At first, Hitler used a combination of science and his own beliefs to justify his persecutions, putting legal restrictions on Jews. The infamous Nuremberg Laws of 1925 excluded Jews from society in Germany.
Jews tried to escape Hitler’s regime, but were unable. In 1938, the violence started as German Ernst vom Rath was killed by Hershel Grynszpan, a Jewish boy. Some Nazis believed this justified killing Jews, and during a night known as Kristallnacht, when these Nazis destroyed massive amounts of Jewish property, 30,000 Jews ended up in concentration camps.
Jews were sent to live in ghettos, and from there, were sent to death camps, where death was a highly likely outcome. One of the most infamous concentration camps was known as Auschwitz.
Later, Jews in concentration camps would be killed by various terrible methods: some starved or fell ill, other were shot, others were in slave labor until their death, and others were killed with gas.
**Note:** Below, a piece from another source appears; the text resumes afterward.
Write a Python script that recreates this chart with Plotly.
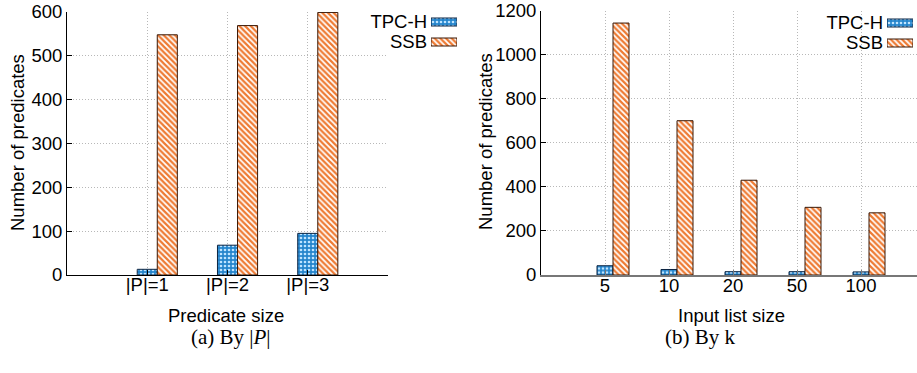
import plotly.graph_objects as go

# ---------------- data ----------------
series_names = ["TPC-H", "SSB"]

cats_p = ["|P|=1", "|P|=2", "|P|=3"]
tpch_p = [13, 68, 95]
ssb_p = [548, 569, 599]

cats_k = ["5", "10", "20", "50", "100"]
tpch_k = [42, 25, 15, 15, 14]
ssb_k = [1143, 700, 430, 307, 282]

# ---------------- styling ----------------
W, H = 917, 373
FONT = "Liberation Sans"
FS = 18.5
SERIF = "Liberation Serif"
BLUE = "#2585cc"
BLUE_DOT = "#bfe4ff"
BLUE_LINE = "#0b2340"
ORANGE = "#ee7a32"
ORANGE_LINE = "#3a1806"
BAR_W = 0.25


def px_x(p):
    return p / W


def px_y(p):
    return 1 - p / H


def tpch_marker():
    return dict(color=BLUE,
                pattern=dict(shape=".", fgcolor=BLUE_DOT, bgcolor=BLUE, size=4, solidity=0.35,
                             fillmode="replace"),
                line=dict(color=BLUE_LINE, width=1))


def ssb_marker():
    return dict(color=ORANGE,
                pattern=dict(shape="\\", fgcolor=ORANGE, bgcolor="white", size=4, solidity=0.55,
                             fillmode="replace"),
                line=dict(color=ORANGE_LINE, width=1))


fig = go.Figure()

# left chart
pos_p = list(range(1, len(cats_p) + 1))
fig.add_trace(go.Bar(x=pos_p, y=tpch_p, width=BAR_W, offset=-BAR_W / 2, marker=tpch_marker(),
                     name=series_names[0], xaxis="x", yaxis="y", showlegend=False))
fig.add_trace(go.Bar(x=pos_p, y=ssb_p, width=BAR_W, offset=BAR_W / 2, marker=ssb_marker(),
                     name=series_names[1], xaxis="x", yaxis="y", showlegend=False))

# right chart
pos_k = list(range(1, len(cats_k) + 1))
fig.add_trace(go.Bar(x=pos_k, y=tpch_k, width=BAR_W, offset=-BAR_W / 2, marker=tpch_marker(),
                     name=series_names[0], xaxis="x2", yaxis="y2", showlegend=False))
fig.add_trace(go.Bar(x=pos_k, y=ssb_k, width=BAR_W, offset=BAR_W / 2, marker=ssb_marker(),
                     name=series_names[1], xaxis="x2", yaxis="y2", showlegend=False))

# custom legends (text on left, swatch on right, like gnuplot)
for xa, ya in (("x3", "y3"), ("x4", "y4")):
    fig.add_trace(go.Bar(y=[series_names[0]], x=[1], orientation="h", width=0.4,
                         marker=tpch_marker(), xaxis=xa, yaxis=ya, showlegend=False,
                         hoverinfo="skip"))
    fig.add_trace(go.Bar(y=[series_names[1]], x=[1], orientation="h", width=0.4,
                         marker=ssb_marker(), xaxis=xa, yaxis=ya, showlegend=False,
                         hoverinfo="skip"))

grid = dict(showgrid=True, gridcolor="#b8b8b8", griddash="1px,2px", gridwidth=1)
tickfont = dict(family=FONT, size=FS, color="black")

legend_y = dict(type="category", categoryorder="array", categoryarray=series_names,
                tickmode="array", tickvals=series_names, ticktext=series_names,
                autorange="reversed", showgrid=False, showline=False, ticks="",
                zeroline=False, tickfont=tickfont, ticklabelstandoff=3, automargin=False)

common = dict(zeroline=False, automargin=False, ticklabeloverflow="allow", tickfont=tickfont)

fig.update_layout(
    width=W, height=H,
    margin=dict(l=0, r=0, t=0, b=0, autoexpand=False),
    paper_bgcolor="white", plot_bgcolor="white",
    barmode="overlay",
    font=dict(family=FONT, size=FS, color="black"),
    xaxis=dict(domain=[px_x(67), px_x(388)], range=[0, len(cats_p) + 1],
               tickvals=pos_p, ticktext=cats_p, ticks="inside", ticklen=5,
               tickcolor="black", showline=True, linecolor="black", linewidth=1,
               ticklabelstandoff=-7, anchor="y", **common, **grid),
    yaxis=dict(domain=[px_y(275), px_y(12)], range=[0, 600], dtick=100,
               ticks="inside", ticklen=5, tickcolor="black",
               showline=True, linecolor="black", linewidth=1,
               anchor="x", **common, **grid),
    xaxis2=dict(domain=[px_x(541), 1.0], range=[0, 5.875],
                tickvals=pos_k, ticktext=cats_k, ticks="inside", ticklen=5,
                tickcolor="#777777", showline=True, linecolor="#777777", linewidth=1.5,
                ticklabelstandoff=-7, anchor="y2", **common, **grid),
    yaxis2=dict(domain=[px_y(275), px_y(10.5)], range=[0, 1200], dtick=200,
                ticks="inside", ticklen=5, tickcolor="black",
                showline=True, linecolor="black", linewidth=1,
                anchor="x2", **common, **grid),
    xaxis3=dict(domain=[px_x(431), px_x(457)], range=[0, 1], visible=False, anchor="y3",
                automargin=False),
    yaxis3=dict(domain=[px_y(52), px_y(12)], anchor="x3", **legend_y),
    xaxis4=dict(domain=[px_x(887), px_x(913)], range=[0, 1], visible=False, anchor="y4",
                automargin=False),
    yaxis4=dict(domain=[px_y(53), px_y(13)], anchor="x4", **legend_y),
)

annotations = [
    dict(text="Number of predicates", x=px_x(17), y=px_y(143), textangle=-90),
    dict(text="Number of predicates", x=px_x(485), y=px_y(141), textangle=-90),
    dict(text="Predicate size", x=px_x(226), y=px_y(315)),
    dict(text="Input list size", x=px_x(731), y=px_y(315)),
    dict(text="(a) By |<i>P</i>|", x=px_x(231), y=px_y(337),
         font=dict(family=SERIF, size=21, color="black")),
    dict(text="(b) By k", x=px_x(700), y=px_y(337),
         font=dict(family=SERIF, size=21, color="black")),
]
for a in annotations:
    a.setdefault("font", dict(family=FONT, size=FS, color="black"))
    fig.add_annotation(xref="paper", yref="paper", showarrow=False,
                       xanchor="center", yanchor="middle", **a)

fig.write_html("out.html")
This was known as Nazi Germany’s “final solution” to the problem of Jews.
Upon arrival at the concentration camps, personal possessions and clothes were destroyed, and many were killed immediately; however, those younger were used for slave labor.
WWII would bring an end to this senseless killing. Between 1944 and 1945, the concentration camps were gradually released, and the Nazis defeated.
Author Primo Levi, a survivor of the Holocaust, wrote about life in a concentration camp: “We lay in a world of death and phantoms. The last trace of civilization had vanished around and inside us.”